RECORD LIST.
★ ★ ★ ★ ★ ★ ★
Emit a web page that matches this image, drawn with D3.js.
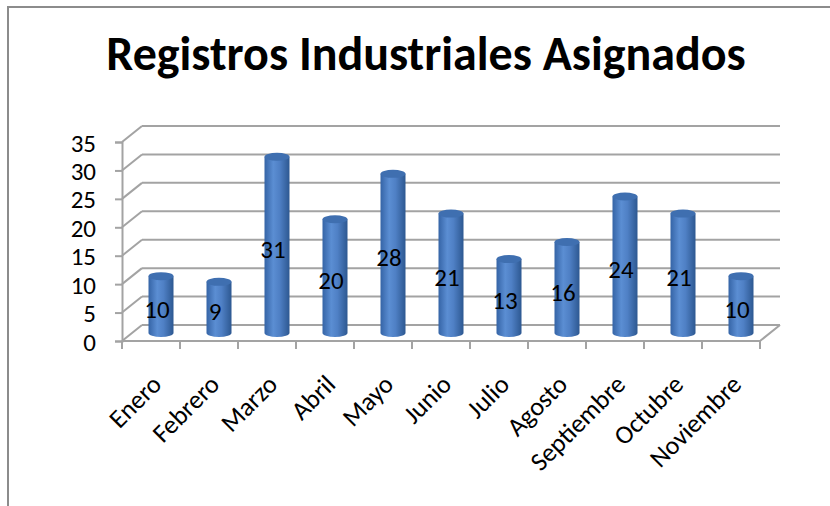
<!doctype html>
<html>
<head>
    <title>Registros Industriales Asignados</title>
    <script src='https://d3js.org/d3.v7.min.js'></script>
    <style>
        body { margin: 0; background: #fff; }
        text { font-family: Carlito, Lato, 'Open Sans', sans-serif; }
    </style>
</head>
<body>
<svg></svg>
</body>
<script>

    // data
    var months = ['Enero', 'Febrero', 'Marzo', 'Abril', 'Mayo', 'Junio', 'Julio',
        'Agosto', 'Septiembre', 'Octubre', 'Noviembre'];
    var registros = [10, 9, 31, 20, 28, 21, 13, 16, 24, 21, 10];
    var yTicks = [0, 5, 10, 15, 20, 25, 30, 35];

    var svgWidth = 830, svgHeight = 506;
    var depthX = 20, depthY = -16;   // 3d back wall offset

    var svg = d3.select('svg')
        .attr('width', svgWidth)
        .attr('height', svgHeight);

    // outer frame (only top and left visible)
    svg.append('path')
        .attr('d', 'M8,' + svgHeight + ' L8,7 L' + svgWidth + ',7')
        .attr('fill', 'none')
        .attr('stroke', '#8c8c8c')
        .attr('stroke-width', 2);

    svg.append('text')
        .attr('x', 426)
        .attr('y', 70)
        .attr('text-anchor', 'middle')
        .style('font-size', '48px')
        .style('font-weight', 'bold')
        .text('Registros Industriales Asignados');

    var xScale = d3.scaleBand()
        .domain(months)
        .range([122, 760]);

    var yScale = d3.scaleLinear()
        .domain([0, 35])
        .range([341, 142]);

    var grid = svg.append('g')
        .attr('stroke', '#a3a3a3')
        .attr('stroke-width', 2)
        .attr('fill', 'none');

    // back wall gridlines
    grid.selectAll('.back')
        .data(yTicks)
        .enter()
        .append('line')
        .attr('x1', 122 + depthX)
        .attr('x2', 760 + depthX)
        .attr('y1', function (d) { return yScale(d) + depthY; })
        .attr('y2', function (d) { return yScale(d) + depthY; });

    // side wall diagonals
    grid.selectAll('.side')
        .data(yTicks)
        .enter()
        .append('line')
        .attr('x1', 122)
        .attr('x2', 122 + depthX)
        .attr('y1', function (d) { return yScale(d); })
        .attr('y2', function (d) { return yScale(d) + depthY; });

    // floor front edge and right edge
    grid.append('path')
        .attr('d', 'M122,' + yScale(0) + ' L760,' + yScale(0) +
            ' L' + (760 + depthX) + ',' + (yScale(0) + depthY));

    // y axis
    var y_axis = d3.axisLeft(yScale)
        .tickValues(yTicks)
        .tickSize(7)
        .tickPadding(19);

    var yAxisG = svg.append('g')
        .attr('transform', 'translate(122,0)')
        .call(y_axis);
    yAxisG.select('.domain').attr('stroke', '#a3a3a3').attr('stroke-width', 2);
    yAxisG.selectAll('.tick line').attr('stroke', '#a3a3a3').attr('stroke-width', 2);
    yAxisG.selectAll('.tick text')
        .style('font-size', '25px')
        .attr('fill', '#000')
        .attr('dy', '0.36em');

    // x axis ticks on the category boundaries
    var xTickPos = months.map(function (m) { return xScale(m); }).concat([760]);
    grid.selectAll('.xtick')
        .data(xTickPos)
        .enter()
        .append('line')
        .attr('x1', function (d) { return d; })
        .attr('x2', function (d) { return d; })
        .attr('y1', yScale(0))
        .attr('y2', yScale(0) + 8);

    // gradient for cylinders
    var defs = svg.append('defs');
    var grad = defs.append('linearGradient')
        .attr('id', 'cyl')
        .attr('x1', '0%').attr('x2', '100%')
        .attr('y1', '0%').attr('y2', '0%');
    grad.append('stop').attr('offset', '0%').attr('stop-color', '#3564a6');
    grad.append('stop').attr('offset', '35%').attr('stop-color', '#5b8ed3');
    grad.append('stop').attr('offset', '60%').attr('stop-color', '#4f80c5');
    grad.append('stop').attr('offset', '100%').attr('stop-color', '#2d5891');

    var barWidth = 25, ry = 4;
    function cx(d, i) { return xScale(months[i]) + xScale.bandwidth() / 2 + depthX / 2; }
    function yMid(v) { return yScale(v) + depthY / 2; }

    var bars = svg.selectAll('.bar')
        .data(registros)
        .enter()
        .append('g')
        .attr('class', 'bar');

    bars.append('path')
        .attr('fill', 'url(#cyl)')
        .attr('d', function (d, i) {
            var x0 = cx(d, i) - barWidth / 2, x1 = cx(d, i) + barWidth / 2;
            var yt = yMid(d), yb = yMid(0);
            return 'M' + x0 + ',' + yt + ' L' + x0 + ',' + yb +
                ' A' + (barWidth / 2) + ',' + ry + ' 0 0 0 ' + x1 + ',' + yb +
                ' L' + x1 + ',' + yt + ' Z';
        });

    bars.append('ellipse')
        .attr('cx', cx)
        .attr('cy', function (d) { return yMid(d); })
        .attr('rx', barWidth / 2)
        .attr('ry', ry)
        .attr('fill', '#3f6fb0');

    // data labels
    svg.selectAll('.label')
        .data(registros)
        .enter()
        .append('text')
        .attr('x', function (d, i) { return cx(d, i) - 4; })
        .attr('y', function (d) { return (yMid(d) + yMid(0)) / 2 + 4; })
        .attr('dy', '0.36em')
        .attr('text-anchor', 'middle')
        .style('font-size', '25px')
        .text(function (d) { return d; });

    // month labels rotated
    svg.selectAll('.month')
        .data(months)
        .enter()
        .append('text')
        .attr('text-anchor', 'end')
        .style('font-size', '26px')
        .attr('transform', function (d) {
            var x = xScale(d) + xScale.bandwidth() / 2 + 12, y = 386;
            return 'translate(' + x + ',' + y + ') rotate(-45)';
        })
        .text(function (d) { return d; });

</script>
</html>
★ ★ ★ ★ ★ ★ ★
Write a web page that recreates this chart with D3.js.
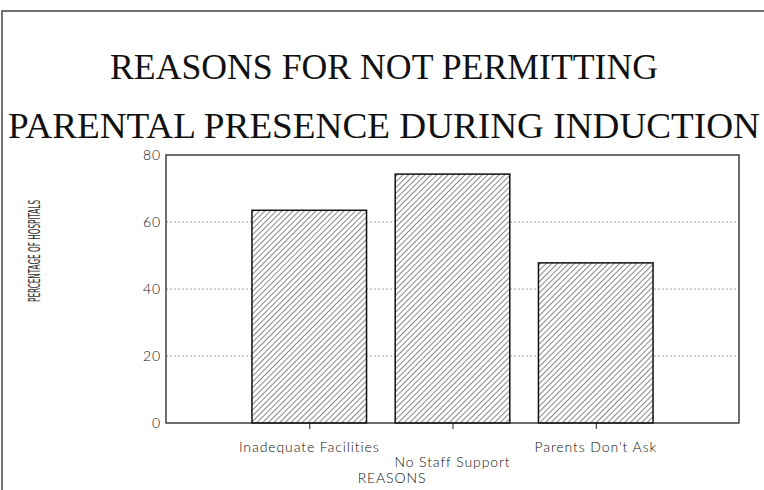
★ ★ ★ ★ ★ ★ ★
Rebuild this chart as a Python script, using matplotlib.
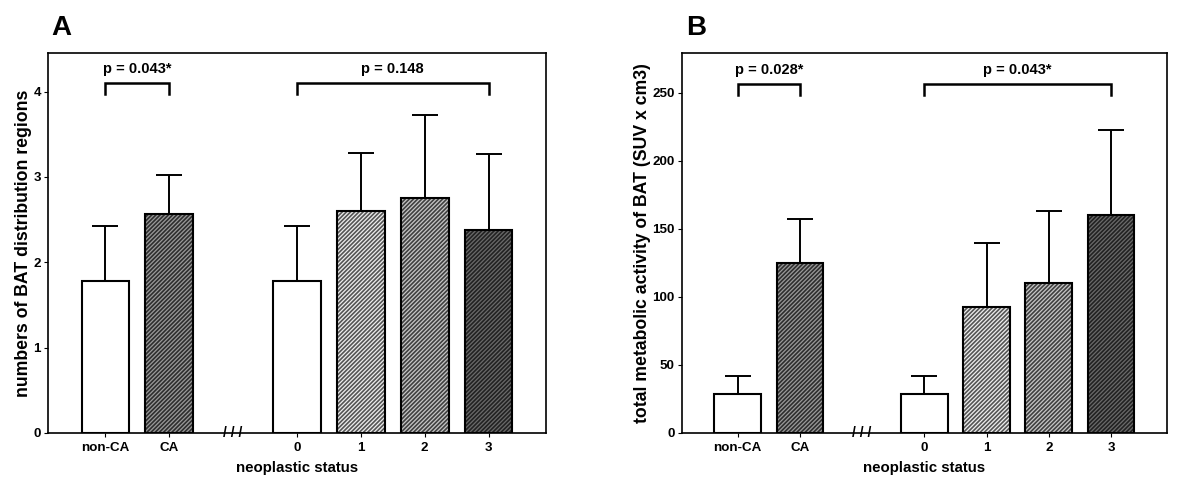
★ ★ ★ ★ ★ ★ ★
GIVEN TASK.
Extract the part of the records that opens with the line containing "Emit a web page" and closes with the line containing "var depthX = 20, depthY". Take only those lines, exactly, and no pictures.

RESULT FOR THIS TASK.
Emit a web page that matches this image, drawn with D3.js.
<!doctype html>
<html>
<head>
    <title>Registros Industriales Asignados</title>
    <script src='https://d3js.org/d3.v7.min.js'></script>
    <style>
        body { margin: 0; background: #fff; }
        text { font-family: Carlito, Lato, 'Open Sans', sans-serif; }
    </style>
</head>
<body>
<svg></svg>
</body>
<script>

    // data
    var months = ['Enero', 'Febrero', 'Marzo', 'Abril', 'Mayo', 'Junio', 'Julio',
        'Agosto', 'Septiembre', 'Octubre', 'Noviembre'];
    var registros = [10, 9, 31, 20, 28, 21, 13, 16, 24, 21, 10];
    var yTicks = [0, 5, 10, 15, 20, 25, 30, 35];

    var svgWidth = 830, svgHeight = 506;
    var depthX = 20, depthY = -16;   // 3d back wall offset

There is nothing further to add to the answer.